To quote Pauline Hansen "I don't like it".  The use of catch phrases is incongruous with these terms being adopted to suit a message and that has a huge influence of the meaning of these terms.

For instance the much maligned (by me) BYOD, has attempted to be morphed into BYOT, BYOX, and just about every other BYO? possible.  All of these are trying to express something which would be far clearer in plain English.  I believe calling a 'parent supplied iPad program' just that, to be much clearer than 'BYO?'. Is there a problem with calling a schools Notebook program "Parent Owned Notebook program" rather than a 'BYO? program'.  Those terms will both explain and differentiate the concept correctly.  If you are implementing a true platform agnostic device program there would be far less confusion if the terminology for the program reflected your educational expectations not use a trendy FLA.  If you really need a FLA for your bring any device program I suggest you call it a Device Agnostic Learning Environment (DALE) and then the acronym will mean something.  By the way one of the problems I have with the term BYOD in education is that not many students want to use their own device for learning it is far more useful for socialising and gaming.

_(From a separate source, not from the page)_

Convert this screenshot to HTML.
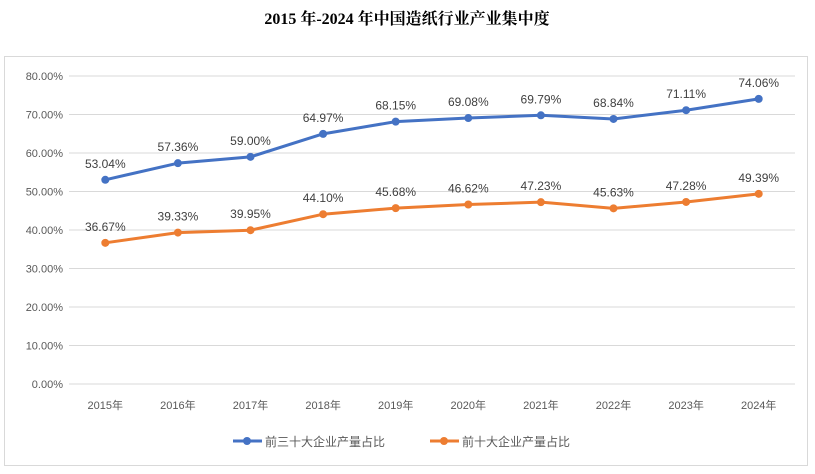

So on to STEM, or if you are really smart STEAM, once again these terms seem to simplify the complex but in reality confuse the masses.  What does STEM really mean?  It means we need to make some of the dryer (Math and Science) subjects seem to be important above the humanities and creative subjects.  This seems obvious, as technology advances these subjects should be where we need to concentrate the 21st Century learning.  Unfortunately, from my experience and following on from some significant reading and listening, this is not the case.  It seems the only jobs we are going to do better than machines in the mid term view are based around humanities and creativity.

Admittedly a lot of that creativity is going to be in the Scientific and Engineering areas but the key differentiation is still human imagination.